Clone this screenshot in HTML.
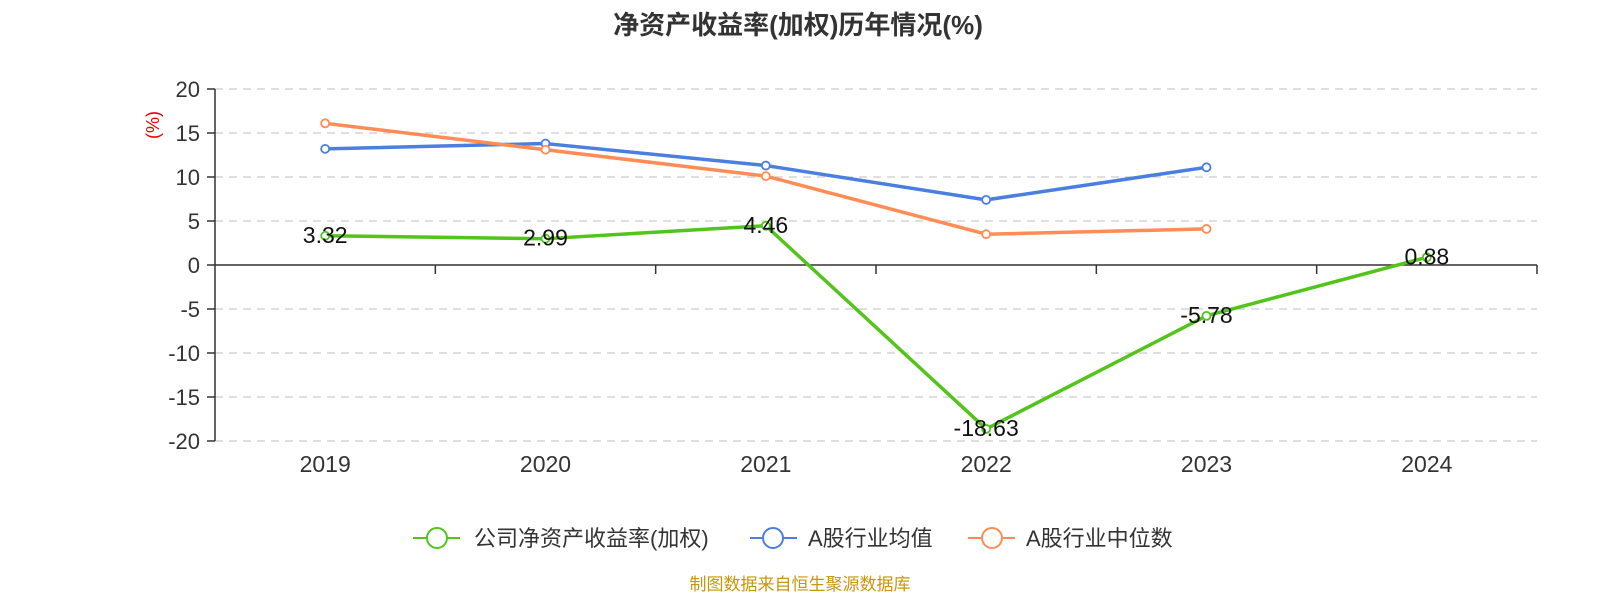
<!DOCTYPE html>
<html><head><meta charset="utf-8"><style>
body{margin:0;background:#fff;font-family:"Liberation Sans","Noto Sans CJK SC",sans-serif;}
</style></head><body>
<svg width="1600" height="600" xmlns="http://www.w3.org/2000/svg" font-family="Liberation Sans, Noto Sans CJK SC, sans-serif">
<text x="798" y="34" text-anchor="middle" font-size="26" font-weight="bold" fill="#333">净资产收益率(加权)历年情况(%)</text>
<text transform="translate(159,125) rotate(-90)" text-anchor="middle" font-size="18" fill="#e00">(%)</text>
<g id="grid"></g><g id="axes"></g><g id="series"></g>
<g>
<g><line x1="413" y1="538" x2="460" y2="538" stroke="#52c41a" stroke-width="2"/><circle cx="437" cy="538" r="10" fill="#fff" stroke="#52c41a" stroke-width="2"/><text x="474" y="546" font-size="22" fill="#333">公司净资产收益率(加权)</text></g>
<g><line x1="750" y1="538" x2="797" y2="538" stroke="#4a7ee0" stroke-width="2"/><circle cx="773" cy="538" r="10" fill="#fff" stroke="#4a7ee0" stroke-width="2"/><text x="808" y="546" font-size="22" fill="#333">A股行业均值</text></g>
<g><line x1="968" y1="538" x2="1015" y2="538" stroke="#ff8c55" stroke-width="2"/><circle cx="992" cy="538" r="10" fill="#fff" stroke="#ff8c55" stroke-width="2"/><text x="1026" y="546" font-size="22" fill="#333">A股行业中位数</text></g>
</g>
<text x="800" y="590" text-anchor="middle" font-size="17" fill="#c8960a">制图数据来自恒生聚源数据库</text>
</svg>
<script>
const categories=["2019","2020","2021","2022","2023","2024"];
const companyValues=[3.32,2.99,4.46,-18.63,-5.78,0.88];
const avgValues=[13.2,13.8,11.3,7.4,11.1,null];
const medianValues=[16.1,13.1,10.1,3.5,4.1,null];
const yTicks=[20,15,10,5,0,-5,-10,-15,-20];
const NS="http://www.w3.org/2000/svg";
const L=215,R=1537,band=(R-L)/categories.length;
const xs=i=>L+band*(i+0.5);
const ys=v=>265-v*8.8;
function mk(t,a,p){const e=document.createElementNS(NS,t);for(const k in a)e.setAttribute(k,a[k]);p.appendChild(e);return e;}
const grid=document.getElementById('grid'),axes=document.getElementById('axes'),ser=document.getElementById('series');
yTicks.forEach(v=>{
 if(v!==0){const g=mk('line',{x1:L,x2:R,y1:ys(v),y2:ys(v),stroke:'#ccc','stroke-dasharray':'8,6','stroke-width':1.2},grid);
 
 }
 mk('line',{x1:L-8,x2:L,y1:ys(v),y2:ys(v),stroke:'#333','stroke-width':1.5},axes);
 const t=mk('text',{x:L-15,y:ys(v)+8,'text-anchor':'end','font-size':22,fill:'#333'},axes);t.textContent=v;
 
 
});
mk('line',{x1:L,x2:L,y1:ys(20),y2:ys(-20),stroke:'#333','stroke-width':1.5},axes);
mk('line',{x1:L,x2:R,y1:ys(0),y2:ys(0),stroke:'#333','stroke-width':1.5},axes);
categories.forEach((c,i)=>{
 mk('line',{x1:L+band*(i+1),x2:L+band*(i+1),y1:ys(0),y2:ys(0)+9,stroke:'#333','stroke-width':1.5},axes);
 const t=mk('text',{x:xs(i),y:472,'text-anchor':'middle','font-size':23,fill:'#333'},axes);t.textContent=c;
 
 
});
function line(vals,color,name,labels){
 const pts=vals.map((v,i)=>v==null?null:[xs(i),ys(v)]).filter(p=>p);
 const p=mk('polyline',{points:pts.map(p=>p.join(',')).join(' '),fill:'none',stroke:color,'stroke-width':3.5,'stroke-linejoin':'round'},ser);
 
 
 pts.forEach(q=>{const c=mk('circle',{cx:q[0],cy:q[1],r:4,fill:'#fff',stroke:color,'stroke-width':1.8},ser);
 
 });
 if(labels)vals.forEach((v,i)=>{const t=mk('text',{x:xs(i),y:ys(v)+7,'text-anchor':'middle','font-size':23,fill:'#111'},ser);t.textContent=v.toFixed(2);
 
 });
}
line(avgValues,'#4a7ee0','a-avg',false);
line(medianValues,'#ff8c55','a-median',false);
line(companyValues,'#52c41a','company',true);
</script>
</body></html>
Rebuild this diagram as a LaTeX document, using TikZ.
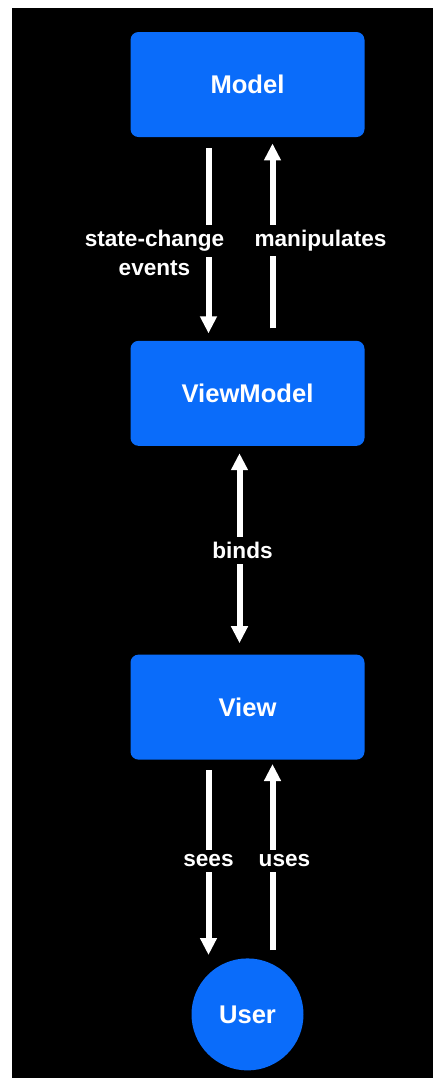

§ **Directive**: Reproduce the entries above exactly. Do not include the images.

§ **Complete answer**:
Clone this screenshot in HTML.
<!DOCTYPE html>
<html><head><meta charset="utf-8"><style>
body{margin:0;background:#fff;font-family:"Liberation Sans","Noto Sans CJK SC",sans-serif;}
</style></head><body>
<svg width="1600" height="600" xmlns="http://www.w3.org/2000/svg" font-family="Liberation Sans, Noto Sans CJK SC, sans-serif">
<text x="798" y="34" text-anchor="middle" font-size="26" font-weight="bold" fill="#333">净资产收益率(加权)历年情况(%)</text>
<text transform="translate(159,125) rotate(-90)" text-anchor="middle" font-size="18" fill="#e00">(%)</text>
<g id="grid"></g><g id="axes"></g><g id="series"></g>
<g>
<g><line x1="413" y1="538" x2="460" y2="538" stroke="#52c41a" stroke-width="2"/><circle cx="437" cy="538" r="10" fill="#fff" stroke="#52c41a" stroke-width="2"/><text x="474" y="546" font-size="22" fill="#333">公司净资产收益率(加权)</text></g>
<g><line x1="750" y1="538" x2="797" y2="538" stroke="#4a7ee0" stroke-width="2"/><circle cx="773" cy="538" r="10" fill="#fff" stroke="#4a7ee0" stroke-width="2"/><text x="808" y="546" font-size="22" fill="#333">A股行业均值</text></g>
<g><line x1="968" y1="538" x2="1015" y2="538" stroke="#ff8c55" stroke-width="2"/><circle cx="992" cy="538" r="10" fill="#fff" stroke="#ff8c55" stroke-width="2"/><text x="1026" y="546" font-size="22" fill="#333">A股行业中位数</text></g>
</g>
<text x="800" y="590" text-anchor="middle" font-size="17" fill="#c8960a">制图数据来自恒生聚源数据库</text>
</svg>
<script>
const categories=["2019","2020","2021","2022","2023","2024"];
const companyValues=[3.32,2.99,4.46,-18.63,-5.78,0.88];
const avgValues=[13.2,13.8,11.3,7.4,11.1,null];
const medianValues=[16.1,13.1,10.1,3.5,4.1,null];
const yTicks=[20,15,10,5,0,-5,-10,-15,-20];
const NS="http://www.w3.org/2000/svg";
const L=215,R=1537,band=(R-L)/categories.length;
const xs=i=>L+band*(i+0.5);
const ys=v=>265-v*8.8;
function mk(t,a,p){const e=document.createElementNS(NS,t);for(const k in a)e.setAttribute(k,a[k]);p.appendChild(e);return e;}
const grid=document.getElementById('grid'),axes=document.getElementById('axes'),ser=document.getElementById('series');
yTicks.forEach(v=>{
 if(v!==0){const g=mk('line',{x1:L,x2:R,y1:ys(v),y2:ys(v),stroke:'#ccc','stroke-dasharray':'8,6','stroke-width':1.2},grid);
 
 }
 mk('line',{x1:L-8,x2:L,y1:ys(v),y2:ys(v),stroke:'#333','stroke-width':1.5},axes);
 const t=mk('text',{x:L-15,y:ys(v)+8,'text-anchor':'end','font-size':22,fill:'#333'},axes);t.textContent=v;
 
 
});
mk('line',{x1:L,x2:L,y1:ys(20),y2:ys(-20),stroke:'#333','stroke-width':1.5},axes);
mk('line',{x1:L,x2:R,y1:ys(0),y2:ys(0),stroke:'#333','stroke-width':1.5},axes);
categories.forEach((c,i)=>{
 mk('line',{x1:L+band*(i+1),x2:L+band*(i+1),y1:ys(0),y2:ys(0)+9,stroke:'#333','stroke-width':1.5},axes);
 const t=mk('text',{x:xs(i),y:472,'text-anchor':'middle','font-size':23,fill:'#333'},axes);t.textContent=c;
 
 
});
function line(vals,color,name,labels){
 const pts=vals.map((v,i)=>v==null?null:[xs(i),ys(v)]).filter(p=>p);
 const p=mk('polyline',{points:pts.map(p=>p.join(',')).join(' '),fill:'none',stroke:color,'stroke-width':3.5,'stroke-linejoin':'round'},ser);
 
 
 pts.forEach(q=>{const c=mk('circle',{cx:q[0],cy:q[1],r:4,fill:'#fff',stroke:color,'stroke-width':1.8},ser);
 
 });
 if(labels)vals.forEach((v,i)=>{const t=mk('text',{x:xs(i),y:ys(v)+7,'text-anchor':'middle','font-size':23,fill:'#111'},ser);t.textContent=v.toFixed(2);
 
 });
}
line(avgValues,'#4a7ee0','a-avg',false);
line(medianValues,'#ff8c55','a-median',false);
line(companyValues,'#52c41a','company',true);
</script>
</body></html>
Rebuild this diagram as a LaTeX document, using TikZ.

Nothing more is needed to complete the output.